The above approach is also nice, since I can embed IPython notebooks via an iframe in cloud.sagemath pages, and the url is exactly the same as cloud.sagemath's, which avoids subtle issues with firewalls, same-source origin, etc. For comparison, here's what the iframe that contains a single ipynb worksheet looks like for wakari.io:
iframe class="notebookiframe" id="" src="https://prod-vz-10.wakari.io:9014/auto_login/acd84627972f91a0838e512f32e09c9823782ec0?next=/notebook_relative/Listing 2.ipynb"and here's what it's going to look like in cloud.sagemath:
iframe class="notebookiframe" id="" src="https://cloud.sagemath.com/70a37ef3-4c3f-4bda-a81b-34b894c89701/port/9100/Listing 2.ipynb"With the wakari.io approach, some users will find that notebooks just don't work, e.g., students at University of Arizona, at least if their wifi still doesn't allow connecting to nonstandard ports, like it did when I tried to setup a Sage notebook server there once for a big conference. By having exactly the same page origin and no nonstandard orts, the way I set things up, the parent page can also directly call javascript functions in the iframe (and vice versa), which is potentially very useful.
IPython notebook servers will be the first to use this framework, then I'll use something similar to serve static files directly out of projects. I'll likely also add sage cell server and the classic sage notebook as well at some point, and maybe wiki's, etc.

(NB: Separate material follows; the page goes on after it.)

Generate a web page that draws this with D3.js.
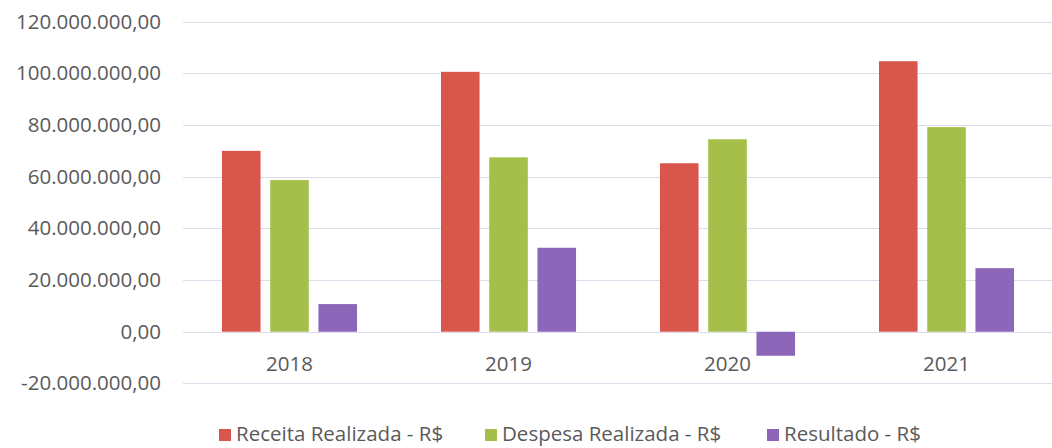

Having read and learned a lot of about the IPython notebook, my main concern now is their approach to multiple browsers opening the same document. If you open a single worksheet with multiple browsers, there is absolutely no synchronization at all, since there is no server-side state. Either browser can and will silently overwrite the work of the other when you (auto-)save. It's worse than the Sage Notebook, where at least there is a sequence number and the browser that is behind gets a forced refresh (and a visible warning message about their being another viewer). For running your own IPython notebook on your own computer, this probably isn't a problem (just like a desktop app), but for a long-running web service, where a single user may use a bunch of different computers (home laptop, tablet, office computer, another laptop, etc.) or there may be multiple people involved, I'm uncomfortable that it is so easy for all your work to just get overwritten, so I feel I must find some way to address this problem before releasing IPython support. With cloud.sagemath, a lot of people will likely quickly start running ipython notebook servers for groups of users, since it would take about 1 minute to setup a project with a few collaborators -- then they all get secure access to a collection of ipython notebooks (and other files). So I'm trying to figure out what to do about this. I'll probably just implement a mechanism so that the last client to open an ipython notebook gets that notebook, and all older clients get closed or locked. Maybe in a year IPython will implement proper sync, and I can remove the lock. (On the other hand, maybe they won't -- having no sync has its advantages regarding simplicity and *speed*.)